Donde está la persona
Sabemos
que la obra de arte es independiente del artista. La obra tiene vida propia,
como un hijo o una mascota. A lo largo de las épocas puede adoptar diferentes
significados. Más aún, al momento en que cada uno de nosotros tenemos una
experiencia estética multiplicamos ad infinitum los significados que puede
asumir la obra, y la obra termina estallando en infinidad de interpretaciones.
Pero la obra, materialmente, sigue idéntica a sí misma, acaso un poco más
viejita, tal vez un poco más deteriorada, y en casos extremos directamente
irreconocible, muerta, pero siempre independiente.
El artista es la causa eficiente de
la obra, el que la consagra, la esculpe, la pinta, la brinda. En los mejores casos es un médium
que interactúa con fantasmas que están del otro lado, en la cara oculta de las
estrellas más luminosas. Es el que trabaja con muñecos, pinchándolos con
pinceles y plumas. El que trabaja con
y por nosotros. Un altruista. Un mecenas del alma.
Pero cual es esa persona que
permanece eclipsada tras la obra. Es imposible saberlo. Directamente sólo
tenemos trato con las obras y los prejuicios. Leonardo, en nuestras mentes, ya está pasado por el tamiz de la genialidad.
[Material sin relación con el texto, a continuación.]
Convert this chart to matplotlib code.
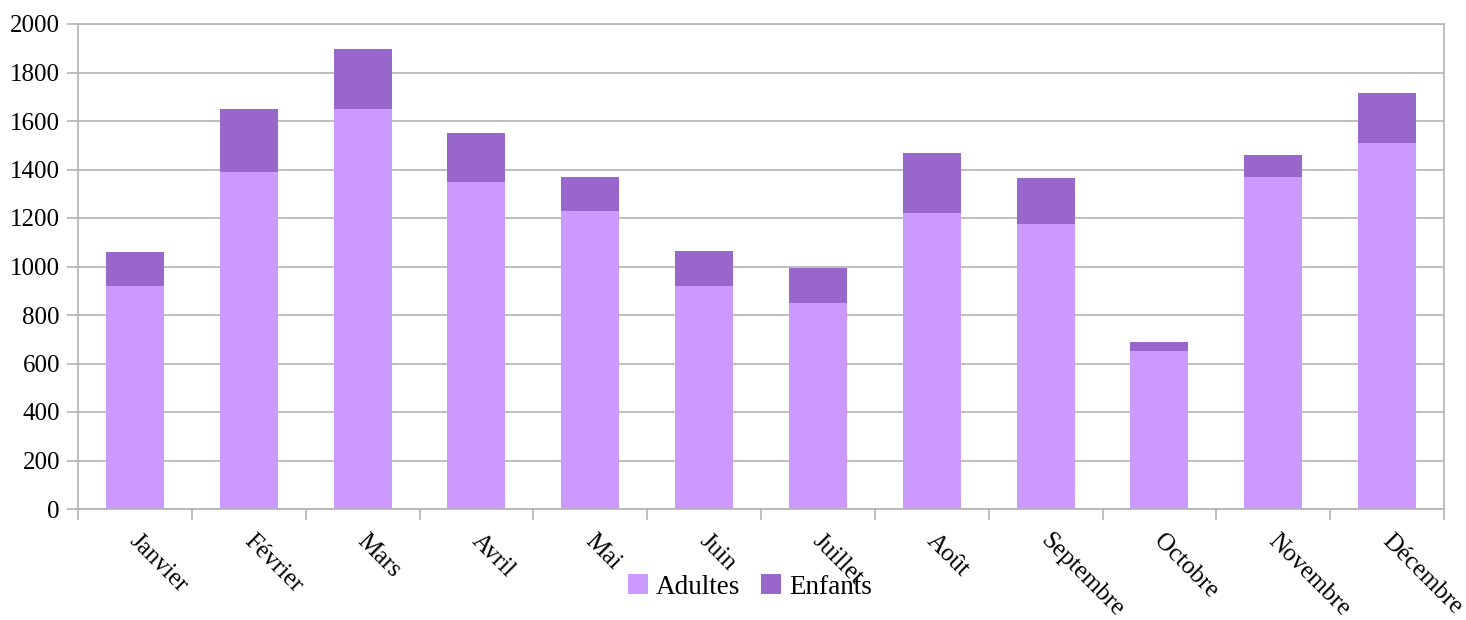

Sus soretes, concluimos, debieron de ser geniales. Su discípulo, Salai, se nos
ocurre digno, noble, precioso, aunque haya dado a la posteridad un engendro
horripilante como la Monna Vanna.
Pero, no obstante, nos fascinamos
cuando asoma la persona, como en la
Alegoría del día, de Miguel Ángel. Nos fascina. Ese rostro
está inacabado. Hay quienes quieren que ese es el rostro del dios
Sol, ese mismo al que le cantaron los egipcios y Pity Álvarez. Otros
conjeturan, idealistas, que sería, en el fondo, una alegoría del fuego, de
los deseos de libertad, de la ira desatada, de la venganza. En general se
trataría de alegorías de cosas que comúnmente vinculamos con aspectos negativos.
Pero, lo cierto es que está inacabado. Interesante creer en esas confabulaciones de la crítica, pero no me llenan.
Me sumo a aquellos que consideran
ese rostro inconcluso como lo más fascinante de la obra. Arriesgan algunos que
hay un mensaje en ese inacabado. Vaya uno a saber. Pero la verdad es que vislumbro
en ese rostro que no llega a serlo al artista y, con un poco de esfuerzo, a la persona. Está aquí, sin dudas, la huella
del artista, la impronta del escultor. Miguel Ángel revive ante nuestros ojos. Esforzandonos revive como persona, como si aún trabajara la materia. Hemos
llegado al ser humano de carne y hueso.
Lo mismo podemos decir de Jackson
Pollok. El capo caminaba sobre los lienzos y dejaba su huella, literalmente. En
algunas de sus telas incluso podemos percibir el derrotero, el itinerario que
siguió, o sigue, porque aún parece que está trabajando, en trance, dejándose
llevar por los espíritus que lo han hechizado, danzando, como un verdadero médium.
Sin embargo, desde hace un tiempo
hemos hallado la forma más idónea de llegar a las personas: los famosos “arrepentimientos”.
Hoy, por mediación de divinos rayos x y de
toda una parafernalia de tecnología que nuestros ancestros nunca sospecharon, desnudamos las telas y vemos el proceso creador del artista y las
dudas inocultables de la persona. Por dar sólo un ejemplo: sabemos,
incuestionablemente, que Velázquez concibió
muchas veces La rendición de Breda. Pensó
banderas donde hoy vemos las famosas lanzas; dibujó los dos brazos sobre los
hombros del perdedor; puso al caballo que está en primer término mirando de
frente al espectador; cambió el paisaje sutil del fondo innumerables veces. Porque
los arrepentimientos nos revelan las dudas y los desaciertos de Velázquez,
donde habitó—y habita— la persona. Porque sí, fue humano. Y también otras cosas.